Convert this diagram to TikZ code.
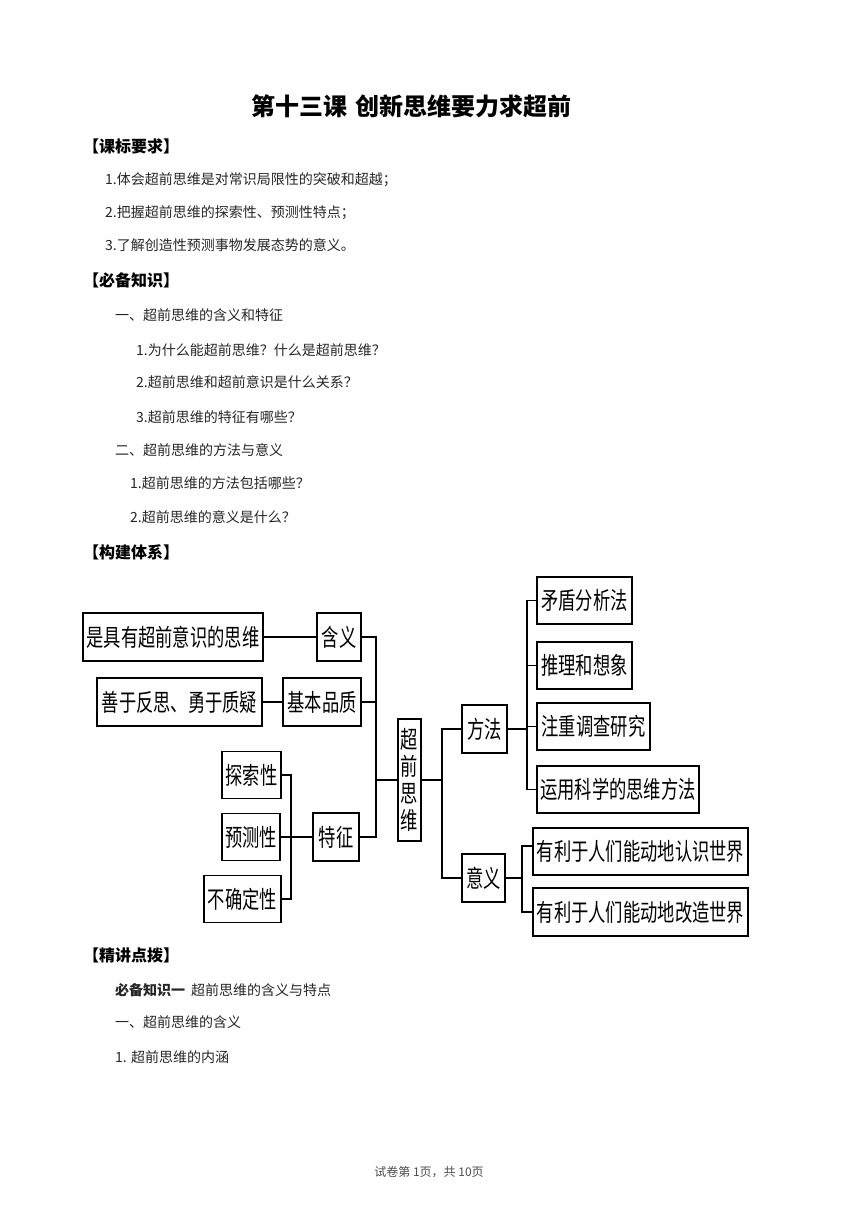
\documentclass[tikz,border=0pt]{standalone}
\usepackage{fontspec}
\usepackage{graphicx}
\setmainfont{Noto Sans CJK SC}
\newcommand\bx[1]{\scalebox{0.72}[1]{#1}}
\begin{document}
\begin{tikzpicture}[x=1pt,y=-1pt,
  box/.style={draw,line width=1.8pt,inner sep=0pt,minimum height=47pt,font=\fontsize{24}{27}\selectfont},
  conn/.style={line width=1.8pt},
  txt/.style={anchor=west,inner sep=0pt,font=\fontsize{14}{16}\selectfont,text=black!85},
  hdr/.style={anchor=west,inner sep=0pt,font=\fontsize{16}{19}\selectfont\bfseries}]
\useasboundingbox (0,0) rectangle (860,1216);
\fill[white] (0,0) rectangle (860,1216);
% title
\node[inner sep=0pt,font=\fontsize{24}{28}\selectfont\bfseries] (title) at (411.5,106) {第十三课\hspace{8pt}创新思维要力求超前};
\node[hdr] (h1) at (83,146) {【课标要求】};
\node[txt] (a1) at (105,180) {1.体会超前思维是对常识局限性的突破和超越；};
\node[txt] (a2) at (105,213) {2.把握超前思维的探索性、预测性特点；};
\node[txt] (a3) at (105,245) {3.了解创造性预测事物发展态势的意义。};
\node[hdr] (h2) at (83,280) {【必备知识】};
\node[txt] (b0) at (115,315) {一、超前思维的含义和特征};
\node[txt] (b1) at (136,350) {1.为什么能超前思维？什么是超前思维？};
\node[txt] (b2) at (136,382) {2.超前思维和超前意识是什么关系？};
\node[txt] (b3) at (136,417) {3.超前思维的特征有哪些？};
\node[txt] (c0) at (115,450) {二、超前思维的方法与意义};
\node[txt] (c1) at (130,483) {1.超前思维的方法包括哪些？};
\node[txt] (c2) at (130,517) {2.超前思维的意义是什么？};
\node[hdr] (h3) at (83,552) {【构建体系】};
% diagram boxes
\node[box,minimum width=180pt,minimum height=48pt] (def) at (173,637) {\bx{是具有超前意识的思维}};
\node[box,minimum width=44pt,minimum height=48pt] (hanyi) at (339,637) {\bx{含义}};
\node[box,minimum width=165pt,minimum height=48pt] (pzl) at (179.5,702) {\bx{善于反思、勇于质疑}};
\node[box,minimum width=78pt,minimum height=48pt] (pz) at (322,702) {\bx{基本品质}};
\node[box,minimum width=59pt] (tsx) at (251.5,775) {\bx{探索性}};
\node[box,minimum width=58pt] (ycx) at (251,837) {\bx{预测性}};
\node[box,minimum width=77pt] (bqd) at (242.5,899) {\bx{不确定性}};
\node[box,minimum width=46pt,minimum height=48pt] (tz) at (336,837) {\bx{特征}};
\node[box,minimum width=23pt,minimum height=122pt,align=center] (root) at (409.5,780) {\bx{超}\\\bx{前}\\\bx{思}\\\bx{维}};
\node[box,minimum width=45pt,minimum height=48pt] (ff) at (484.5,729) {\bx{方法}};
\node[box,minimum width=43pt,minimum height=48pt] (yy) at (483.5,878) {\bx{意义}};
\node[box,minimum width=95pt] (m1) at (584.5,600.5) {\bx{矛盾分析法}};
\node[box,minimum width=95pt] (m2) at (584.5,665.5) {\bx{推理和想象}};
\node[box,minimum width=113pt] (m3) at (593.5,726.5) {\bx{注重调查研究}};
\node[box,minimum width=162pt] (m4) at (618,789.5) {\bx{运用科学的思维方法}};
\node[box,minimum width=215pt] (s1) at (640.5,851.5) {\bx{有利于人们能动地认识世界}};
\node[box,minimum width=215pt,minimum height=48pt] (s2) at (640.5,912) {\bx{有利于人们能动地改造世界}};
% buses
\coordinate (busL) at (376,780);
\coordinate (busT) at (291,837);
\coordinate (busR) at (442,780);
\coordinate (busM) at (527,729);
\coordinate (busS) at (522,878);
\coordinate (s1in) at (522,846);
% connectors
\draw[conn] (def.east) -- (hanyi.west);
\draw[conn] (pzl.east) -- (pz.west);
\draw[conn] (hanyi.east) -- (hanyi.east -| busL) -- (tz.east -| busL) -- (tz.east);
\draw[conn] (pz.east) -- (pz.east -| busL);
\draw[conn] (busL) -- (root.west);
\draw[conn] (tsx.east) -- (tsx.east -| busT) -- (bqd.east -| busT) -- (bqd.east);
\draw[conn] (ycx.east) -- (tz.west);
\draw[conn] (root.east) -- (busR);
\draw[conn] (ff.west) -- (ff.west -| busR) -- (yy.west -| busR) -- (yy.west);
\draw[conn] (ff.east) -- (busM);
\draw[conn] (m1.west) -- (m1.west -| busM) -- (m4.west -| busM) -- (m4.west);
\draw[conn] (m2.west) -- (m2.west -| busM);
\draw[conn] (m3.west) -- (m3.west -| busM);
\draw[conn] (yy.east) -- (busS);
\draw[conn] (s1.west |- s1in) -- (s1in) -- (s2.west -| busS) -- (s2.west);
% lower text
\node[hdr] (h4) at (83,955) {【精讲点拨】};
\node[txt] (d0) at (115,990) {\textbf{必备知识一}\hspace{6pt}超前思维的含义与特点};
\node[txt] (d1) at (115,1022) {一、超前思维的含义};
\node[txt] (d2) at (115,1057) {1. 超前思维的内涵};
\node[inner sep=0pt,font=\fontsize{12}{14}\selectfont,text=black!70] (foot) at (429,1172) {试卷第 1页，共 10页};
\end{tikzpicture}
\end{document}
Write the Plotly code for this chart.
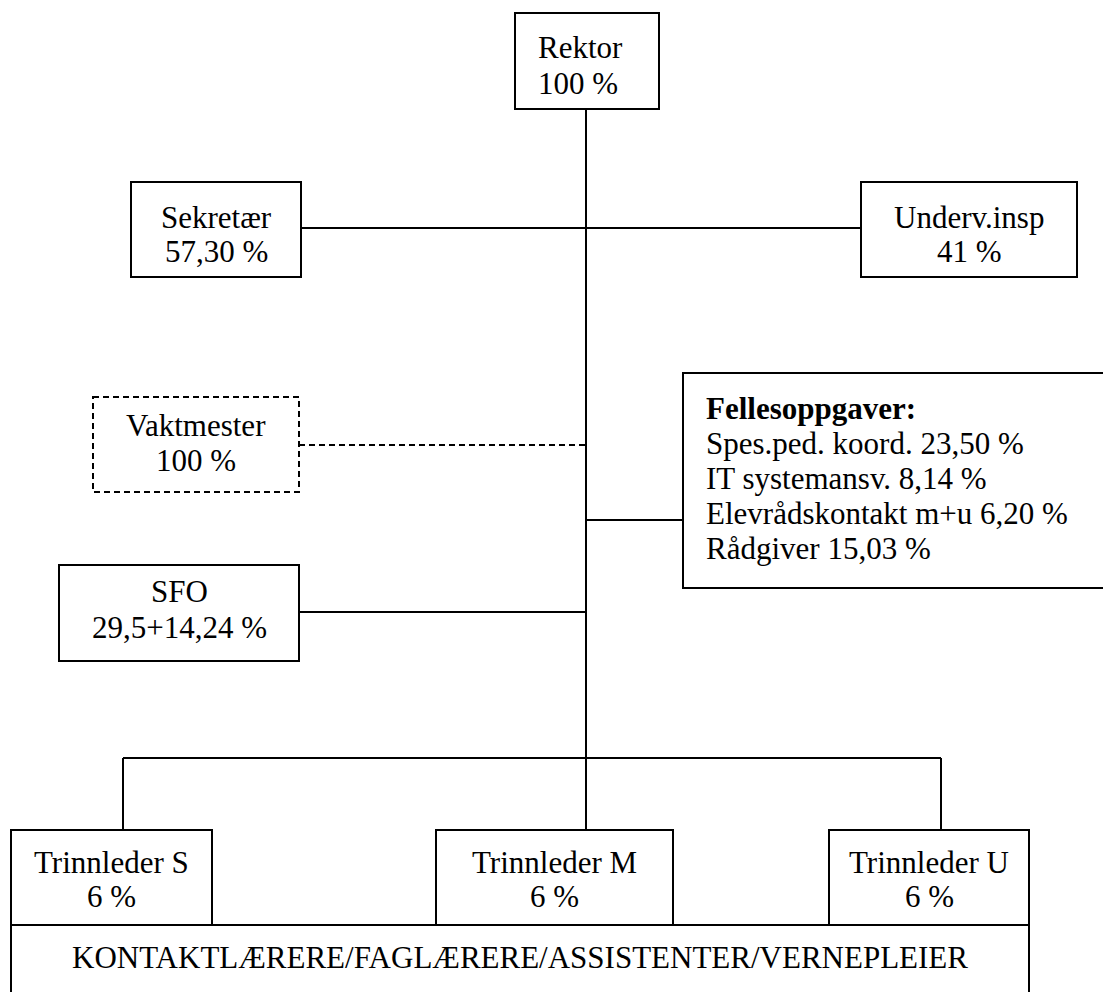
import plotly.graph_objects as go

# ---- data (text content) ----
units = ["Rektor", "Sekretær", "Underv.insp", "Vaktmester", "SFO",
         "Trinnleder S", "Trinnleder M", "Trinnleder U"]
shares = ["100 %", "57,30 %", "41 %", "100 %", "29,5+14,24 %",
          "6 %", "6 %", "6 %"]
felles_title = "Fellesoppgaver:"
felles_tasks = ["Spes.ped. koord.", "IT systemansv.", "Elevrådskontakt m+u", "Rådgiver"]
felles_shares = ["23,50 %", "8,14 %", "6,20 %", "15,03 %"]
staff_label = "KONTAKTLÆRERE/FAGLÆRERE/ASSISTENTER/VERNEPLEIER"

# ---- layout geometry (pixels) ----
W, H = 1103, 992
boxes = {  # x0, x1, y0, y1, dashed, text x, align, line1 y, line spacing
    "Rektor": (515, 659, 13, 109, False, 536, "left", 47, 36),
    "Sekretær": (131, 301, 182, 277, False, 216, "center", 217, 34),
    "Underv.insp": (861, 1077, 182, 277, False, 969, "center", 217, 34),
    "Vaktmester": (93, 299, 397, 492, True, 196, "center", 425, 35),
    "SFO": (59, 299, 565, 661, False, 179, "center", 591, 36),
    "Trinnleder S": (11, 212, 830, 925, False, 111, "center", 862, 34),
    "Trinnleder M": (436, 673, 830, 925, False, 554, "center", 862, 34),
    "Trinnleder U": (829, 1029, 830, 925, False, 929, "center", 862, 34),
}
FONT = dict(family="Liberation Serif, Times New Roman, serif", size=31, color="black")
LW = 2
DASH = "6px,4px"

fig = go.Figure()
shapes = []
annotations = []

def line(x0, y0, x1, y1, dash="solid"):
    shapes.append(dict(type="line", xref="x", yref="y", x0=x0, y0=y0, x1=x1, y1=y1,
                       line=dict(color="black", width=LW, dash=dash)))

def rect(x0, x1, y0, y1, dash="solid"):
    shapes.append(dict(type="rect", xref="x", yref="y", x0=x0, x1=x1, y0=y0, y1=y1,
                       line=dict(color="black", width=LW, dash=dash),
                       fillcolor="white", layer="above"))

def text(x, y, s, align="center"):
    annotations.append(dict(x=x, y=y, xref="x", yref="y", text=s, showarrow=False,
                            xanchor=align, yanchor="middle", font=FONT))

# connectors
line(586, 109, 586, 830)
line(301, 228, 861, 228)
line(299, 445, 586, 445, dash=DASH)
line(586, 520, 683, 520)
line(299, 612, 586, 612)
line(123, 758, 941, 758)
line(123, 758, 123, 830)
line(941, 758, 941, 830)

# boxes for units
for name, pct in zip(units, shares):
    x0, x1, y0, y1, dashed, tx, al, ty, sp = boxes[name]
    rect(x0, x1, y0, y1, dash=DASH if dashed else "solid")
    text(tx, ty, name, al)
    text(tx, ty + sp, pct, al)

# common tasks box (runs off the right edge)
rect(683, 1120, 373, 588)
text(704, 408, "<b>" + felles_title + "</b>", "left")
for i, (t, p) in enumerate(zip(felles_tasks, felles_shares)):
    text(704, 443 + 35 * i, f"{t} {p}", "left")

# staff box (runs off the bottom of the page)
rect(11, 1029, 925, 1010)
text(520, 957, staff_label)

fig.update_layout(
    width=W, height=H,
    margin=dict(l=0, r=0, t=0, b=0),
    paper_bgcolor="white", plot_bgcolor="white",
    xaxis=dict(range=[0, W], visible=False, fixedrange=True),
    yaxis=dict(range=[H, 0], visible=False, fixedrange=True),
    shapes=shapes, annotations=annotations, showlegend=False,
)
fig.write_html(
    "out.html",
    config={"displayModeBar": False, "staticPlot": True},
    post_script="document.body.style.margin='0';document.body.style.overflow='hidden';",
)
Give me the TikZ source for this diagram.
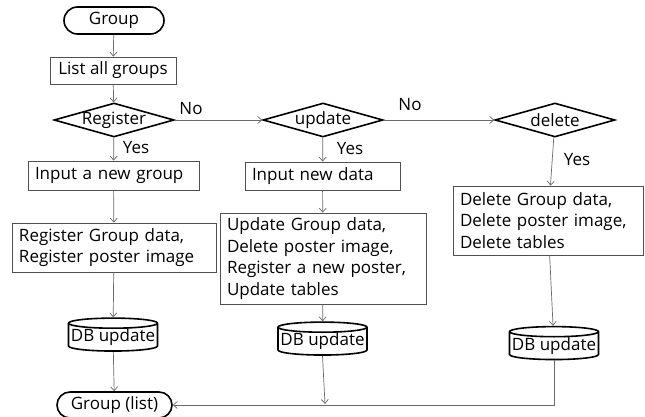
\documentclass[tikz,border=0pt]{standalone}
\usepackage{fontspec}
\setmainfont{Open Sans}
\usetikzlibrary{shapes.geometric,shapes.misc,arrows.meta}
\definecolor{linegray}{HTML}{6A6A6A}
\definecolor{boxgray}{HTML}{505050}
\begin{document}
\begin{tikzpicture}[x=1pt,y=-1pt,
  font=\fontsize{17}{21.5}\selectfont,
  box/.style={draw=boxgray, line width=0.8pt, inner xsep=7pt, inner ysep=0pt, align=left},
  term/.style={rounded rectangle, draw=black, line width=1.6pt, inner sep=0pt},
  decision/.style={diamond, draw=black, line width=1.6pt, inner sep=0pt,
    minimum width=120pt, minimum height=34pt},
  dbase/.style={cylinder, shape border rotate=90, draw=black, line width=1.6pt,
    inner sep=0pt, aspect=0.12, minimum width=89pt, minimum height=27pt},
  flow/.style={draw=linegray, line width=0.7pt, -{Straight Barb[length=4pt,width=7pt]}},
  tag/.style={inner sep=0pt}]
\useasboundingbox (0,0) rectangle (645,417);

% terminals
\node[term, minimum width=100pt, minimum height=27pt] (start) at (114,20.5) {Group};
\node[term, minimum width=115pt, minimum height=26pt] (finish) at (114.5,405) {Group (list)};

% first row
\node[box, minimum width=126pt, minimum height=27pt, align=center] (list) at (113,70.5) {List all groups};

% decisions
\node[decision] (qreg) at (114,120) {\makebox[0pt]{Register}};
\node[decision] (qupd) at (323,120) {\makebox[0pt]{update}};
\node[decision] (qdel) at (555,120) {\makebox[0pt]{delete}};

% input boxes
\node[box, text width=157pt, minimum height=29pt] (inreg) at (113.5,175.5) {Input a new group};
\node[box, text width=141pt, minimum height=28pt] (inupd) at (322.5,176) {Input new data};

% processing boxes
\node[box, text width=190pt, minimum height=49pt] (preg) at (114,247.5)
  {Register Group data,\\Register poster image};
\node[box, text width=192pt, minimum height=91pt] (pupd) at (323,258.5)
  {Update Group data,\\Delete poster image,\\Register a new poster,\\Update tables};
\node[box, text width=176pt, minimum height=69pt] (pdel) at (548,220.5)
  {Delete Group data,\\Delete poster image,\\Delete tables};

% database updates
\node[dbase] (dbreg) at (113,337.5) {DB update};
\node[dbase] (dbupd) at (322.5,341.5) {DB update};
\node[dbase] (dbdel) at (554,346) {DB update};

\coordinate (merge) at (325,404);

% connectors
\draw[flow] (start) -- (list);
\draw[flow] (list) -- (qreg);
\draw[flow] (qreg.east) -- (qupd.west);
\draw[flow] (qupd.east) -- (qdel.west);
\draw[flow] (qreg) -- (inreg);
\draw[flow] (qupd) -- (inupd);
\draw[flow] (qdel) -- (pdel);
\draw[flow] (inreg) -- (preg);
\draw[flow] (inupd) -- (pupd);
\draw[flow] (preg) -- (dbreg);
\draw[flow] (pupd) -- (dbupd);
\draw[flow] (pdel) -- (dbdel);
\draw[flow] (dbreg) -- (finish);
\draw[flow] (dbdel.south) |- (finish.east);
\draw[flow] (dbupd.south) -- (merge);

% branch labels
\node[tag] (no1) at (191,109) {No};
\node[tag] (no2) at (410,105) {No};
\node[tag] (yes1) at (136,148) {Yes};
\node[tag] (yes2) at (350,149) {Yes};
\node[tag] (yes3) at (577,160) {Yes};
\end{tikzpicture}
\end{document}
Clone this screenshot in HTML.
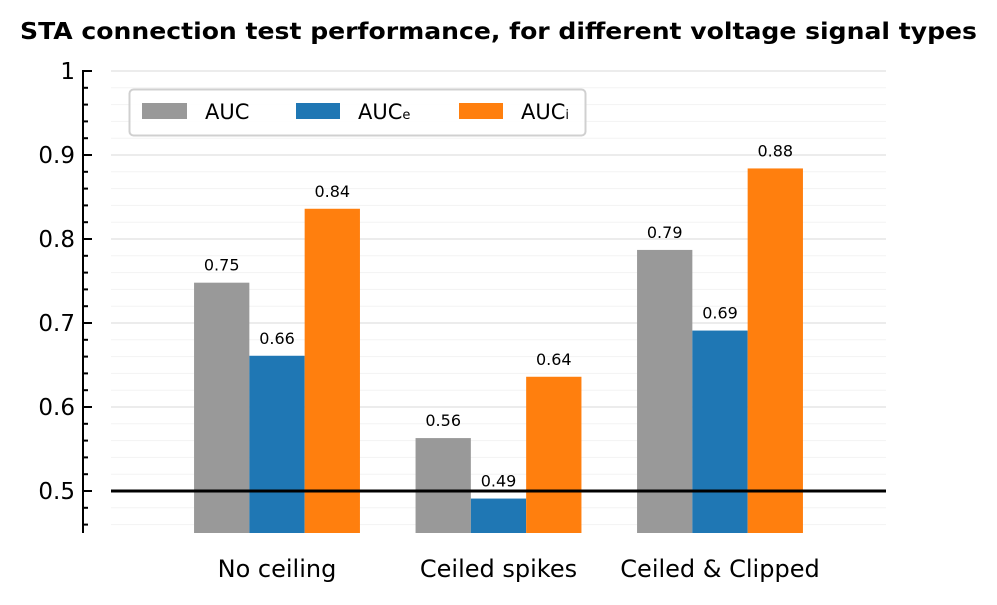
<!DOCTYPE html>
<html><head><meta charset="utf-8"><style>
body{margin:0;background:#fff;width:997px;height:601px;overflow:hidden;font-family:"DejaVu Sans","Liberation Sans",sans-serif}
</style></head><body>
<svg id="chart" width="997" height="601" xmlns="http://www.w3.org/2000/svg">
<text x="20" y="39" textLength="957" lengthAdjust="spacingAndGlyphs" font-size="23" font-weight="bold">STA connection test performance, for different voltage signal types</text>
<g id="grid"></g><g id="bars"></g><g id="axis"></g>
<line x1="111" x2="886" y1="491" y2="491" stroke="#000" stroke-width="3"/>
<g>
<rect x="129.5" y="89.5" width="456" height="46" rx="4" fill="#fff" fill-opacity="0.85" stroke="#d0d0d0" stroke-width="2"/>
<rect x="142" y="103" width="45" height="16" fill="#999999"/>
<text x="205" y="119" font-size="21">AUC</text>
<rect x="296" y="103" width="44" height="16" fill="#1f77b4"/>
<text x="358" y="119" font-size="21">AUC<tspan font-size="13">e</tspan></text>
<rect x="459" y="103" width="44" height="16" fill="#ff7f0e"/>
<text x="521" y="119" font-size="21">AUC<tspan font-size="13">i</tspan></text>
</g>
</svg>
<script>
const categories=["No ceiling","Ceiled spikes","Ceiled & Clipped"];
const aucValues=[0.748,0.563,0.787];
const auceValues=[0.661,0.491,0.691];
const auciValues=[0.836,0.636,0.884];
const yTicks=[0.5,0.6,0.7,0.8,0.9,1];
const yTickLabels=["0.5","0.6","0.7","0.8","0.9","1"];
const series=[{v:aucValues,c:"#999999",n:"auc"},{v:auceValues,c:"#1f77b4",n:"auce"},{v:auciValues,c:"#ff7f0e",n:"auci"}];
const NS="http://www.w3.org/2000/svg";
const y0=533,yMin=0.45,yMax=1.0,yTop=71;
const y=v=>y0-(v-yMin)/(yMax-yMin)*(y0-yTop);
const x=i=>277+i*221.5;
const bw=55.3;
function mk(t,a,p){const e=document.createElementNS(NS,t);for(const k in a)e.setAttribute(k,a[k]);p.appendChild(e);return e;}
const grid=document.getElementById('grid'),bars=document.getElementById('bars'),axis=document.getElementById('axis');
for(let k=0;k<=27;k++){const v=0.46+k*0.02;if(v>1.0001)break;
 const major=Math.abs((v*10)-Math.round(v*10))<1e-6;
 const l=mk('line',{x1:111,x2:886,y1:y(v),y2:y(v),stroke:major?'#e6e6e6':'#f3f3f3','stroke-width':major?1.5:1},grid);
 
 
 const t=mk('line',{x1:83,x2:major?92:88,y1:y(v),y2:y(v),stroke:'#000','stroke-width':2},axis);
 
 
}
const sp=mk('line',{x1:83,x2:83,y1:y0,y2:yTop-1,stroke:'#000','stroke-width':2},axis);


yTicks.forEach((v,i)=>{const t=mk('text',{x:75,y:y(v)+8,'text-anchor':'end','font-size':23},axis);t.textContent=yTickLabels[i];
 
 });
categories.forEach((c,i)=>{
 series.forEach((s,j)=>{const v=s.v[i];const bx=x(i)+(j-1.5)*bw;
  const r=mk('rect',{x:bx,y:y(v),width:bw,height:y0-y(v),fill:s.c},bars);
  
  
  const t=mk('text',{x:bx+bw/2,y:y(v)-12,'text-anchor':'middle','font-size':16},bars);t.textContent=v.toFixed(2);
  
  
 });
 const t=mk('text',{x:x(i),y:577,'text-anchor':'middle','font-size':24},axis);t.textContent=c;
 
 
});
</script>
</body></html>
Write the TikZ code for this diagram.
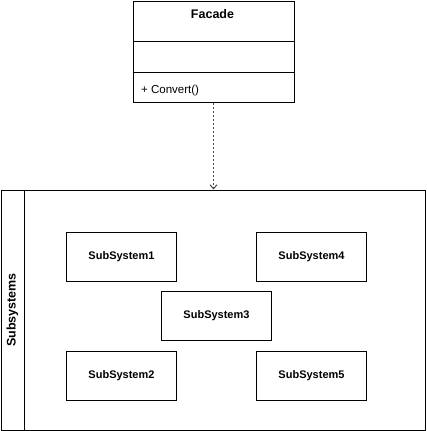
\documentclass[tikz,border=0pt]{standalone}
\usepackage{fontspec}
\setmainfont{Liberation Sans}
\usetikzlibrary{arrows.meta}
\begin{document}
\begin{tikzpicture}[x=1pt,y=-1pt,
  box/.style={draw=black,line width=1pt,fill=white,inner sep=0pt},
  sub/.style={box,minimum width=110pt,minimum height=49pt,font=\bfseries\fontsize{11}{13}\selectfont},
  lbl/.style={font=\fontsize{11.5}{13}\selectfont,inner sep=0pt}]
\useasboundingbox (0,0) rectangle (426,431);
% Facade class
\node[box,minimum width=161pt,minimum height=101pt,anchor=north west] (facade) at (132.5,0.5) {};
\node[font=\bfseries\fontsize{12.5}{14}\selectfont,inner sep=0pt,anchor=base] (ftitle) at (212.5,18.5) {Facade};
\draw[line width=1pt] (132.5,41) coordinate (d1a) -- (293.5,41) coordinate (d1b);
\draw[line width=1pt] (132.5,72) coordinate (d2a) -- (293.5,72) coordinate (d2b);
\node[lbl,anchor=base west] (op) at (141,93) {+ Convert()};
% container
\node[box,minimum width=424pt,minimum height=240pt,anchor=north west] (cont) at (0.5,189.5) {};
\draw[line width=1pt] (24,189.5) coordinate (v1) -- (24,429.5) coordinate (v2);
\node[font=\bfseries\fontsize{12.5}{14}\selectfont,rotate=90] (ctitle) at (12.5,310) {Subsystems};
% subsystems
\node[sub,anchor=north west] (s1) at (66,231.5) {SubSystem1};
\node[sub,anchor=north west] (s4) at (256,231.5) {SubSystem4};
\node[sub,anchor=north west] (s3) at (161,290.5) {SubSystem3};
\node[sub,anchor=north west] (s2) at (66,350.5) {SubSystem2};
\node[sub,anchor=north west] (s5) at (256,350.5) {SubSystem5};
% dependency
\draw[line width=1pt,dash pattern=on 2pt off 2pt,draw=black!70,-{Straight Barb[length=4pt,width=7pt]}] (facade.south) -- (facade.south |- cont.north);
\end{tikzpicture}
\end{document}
◇ ◇ ◇ ◇
## Given exercise
Out of the material above, gather each line where "code" appears.

## Solution for this problem
Convert this diagram to TikZ code.
Write the Plotly code for this chart.
Write the TikZ code for this diagram.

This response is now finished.